- [What to do]: Write out, word for word, every line from the first one through the line that holds "from matplotlib.cm import ScalarMappable", and nothing else; skip the pictures.
+ + + + +
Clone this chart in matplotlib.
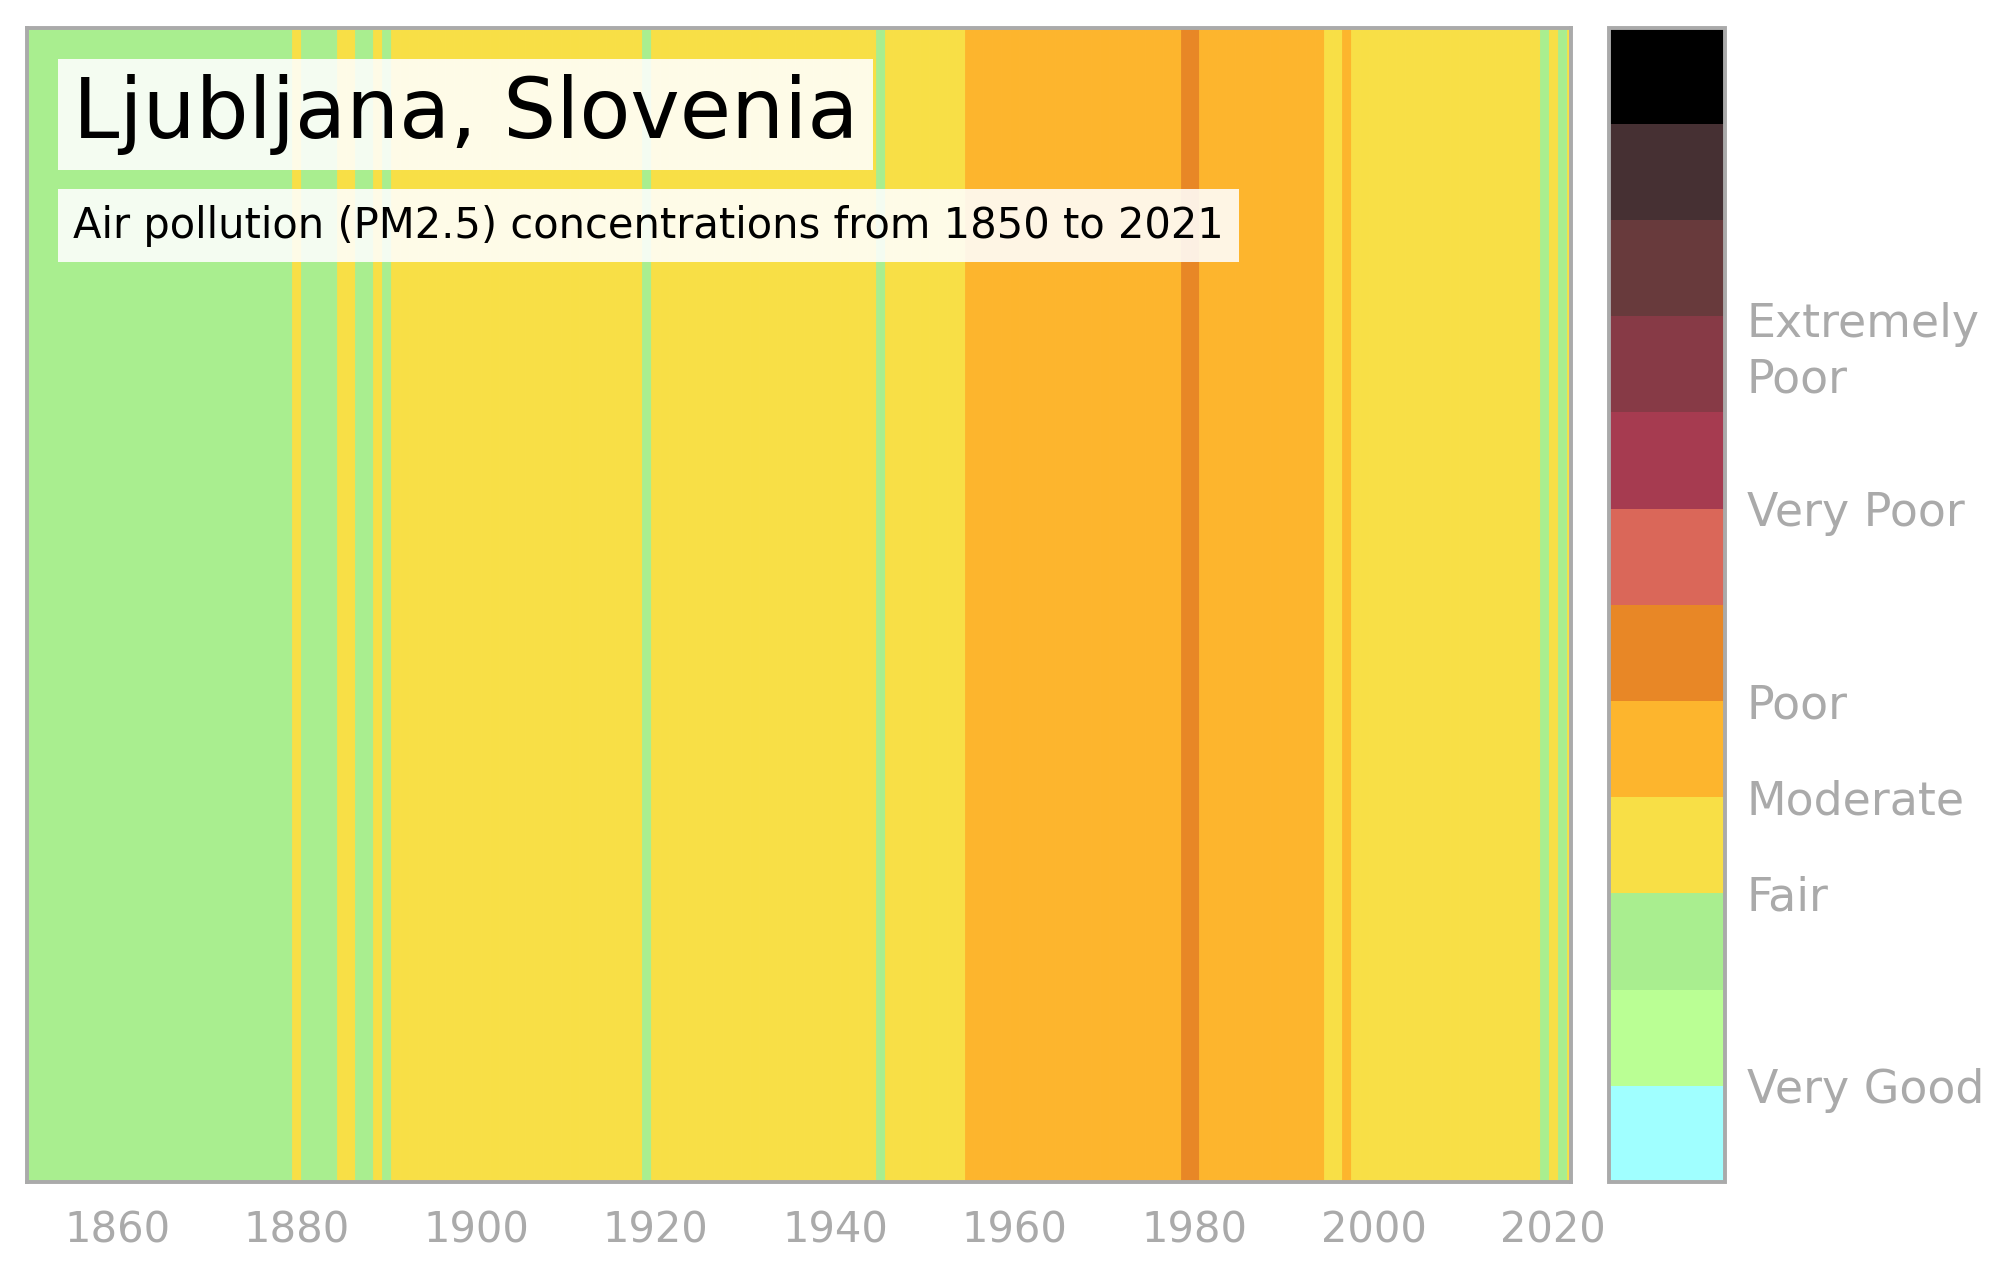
import matplotlib.pyplot as plt
import numpy as np
from matplotlib.colors import ListedColormap, BoundaryNorm
from matplotlib.cm import ScalarMappable

# PM2.5 level per year (index into the colour scale below)
years = list(range(1850, 2023))
levels = [
    2, 2, 2, 2, 2, 2, 2, 2, 2, 2,   # 1850s
    2, 2, 2, 2, 2, 2, 2, 2, 2, 2,   # 1860s
    2, 2, 2, 2, 2, 2, 2, 2, 2, 2,   # 1870s
    3, 2, 2, 2, 2, 3, 3, 2, 2, 3,   # 1880s
    2, 3, 3, 3, 3, 3, 3, 3, 3, 3,   # 1890s
    3, 3, 3, 3, 3, 3, 3, 3, 3, 3,   # 1900s
    3, 3, 3, 3, 3, 3, 3, 3, 3, 2,   # 1910s
    3, 3, 3, 3, 3, 3, 3, 3, 3, 3,   # 1920s
    3, 3, 3, 3, 3, 3, 3, 3, 3, 3,   # 1930s
    3, 3, 3, 3, 3, 2, 3, 3, 3, 3,   # 1940s
    3, 3, 3, 3, 3, 4, 4, 4, 4, 4,   # 1950s
    4, 4, 4, 4, 4, 4, 4, 4, 4, 4,   # 1960s
    4, 4, 4, 4, 4, 4, 4, 4, 4, 5,   # 1970s
    5, 4, 4, 4, 4, 4, 4, 4, 4, 4,   # 1980s
    4, 4, 4, 4, 4, 3, 3, 4, 3, 3,   # 1990s
    3, 3, 3, 3, 3, 3, 3, 3, 3, 3,   # 2000s
    3, 3, 3, 3, 3, 3, 3, 3, 3, 2,   # 2010s
    3, 2, 3,                        # 2020s
]

# colour scale, bottom to top
scale_colors = ['#a0ffff', '#baff94', '#a9ee8f', '#f8df46', '#fdb52d', '#e88726',
                '#da6759', '#a63b50', '#873a46', '#683a3c', '#463033', '#000000']
scale_ticks = [1, 3, 4, 5, 7, 8.73]
scale_labels = ['Very Good', 'Fair', 'Moderate', 'Poor', 'Very Poor', 'Extremely\nPoor']

xticks = [1860, 1880, 1900, 1920, 1940, 1960, 1980, 2000, 2020]

title = 'Ljubljana, Slovenia'
subtitle = 'Air pollution (PM2.5) concentrations from 1850 to 2021'

grey = '#aaaaaa'

cmap = ListedColormap(scale_colors)
norm = BoundaryNorm(np.arange(len(scale_colors) + 1), cmap.N)

fig = plt.figure(figsize=(20.04, 12.68), dpi=100)
ax = fig.add_axes([0.01362, 0.0678, 0.7704, 0.9105])

bar_colors = [cmap(norm(lv + 0.5)) for lv in levels]
ax.bar(years, 1, width=1.0, color=bar_colors, edgecolor=bar_colors, linewidth=0.6)
ax.set_xlim(1850, 2022)
ax.set_ylim(0, 1)
ax.set_yticks([])
ax.set_xticks(xticks)
ax.tick_params(axis='x', length=0, pad=20, labelsize=30, labelcolor=grey)
for s in ax.spines.values():
    s.set_color(grey)
    s.set_linewidth(2.8)

box = dict(facecolor='white', alpha=0.88, edgecolor='none', pad=11)
ax.text(0.0296, 0.904, title, transform=ax.transAxes, fontsize=60,
        va='baseline', ha='left', bbox=box)
ax.text(0.0296, 0.818, subtitle, transform=ax.transAxes, fontsize=30,
        va='baseline', ha='left', bbox=box)

# colour scale on its own axes, same height as the stripes
cax = fig.add_axes([1609 / 2004, 0.0678, 115.5 / 2004, 0.9105])
sm = ScalarMappable(norm=norm, cmap=cmap)
cb = fig.colorbar(sm, cax=cax, ticks=scale_ticks)
cb.ax.minorticks_off()
cb.ax.set_yticklabels(scale_labels)
cb.ax.tick_params(which='both', length=0, pad=16, labelsize=33, labelcolor=grey)
for lbl in cb.ax.get_yticklabels():
    lbl.set_linespacing(1.31)
cb.outline.set_edgecolor(grey)
cb.outline.set_linewidth(2.8)

fig.savefig('out.png', dpi=100)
+ + + + +
- [Exercise result]:
Clone this chart in matplotlib.
import matplotlib.pyplot as plt
import numpy as np
from matplotlib.colors import ListedColormap, BoundaryNorm
from matplotlib.cm import ScalarMappable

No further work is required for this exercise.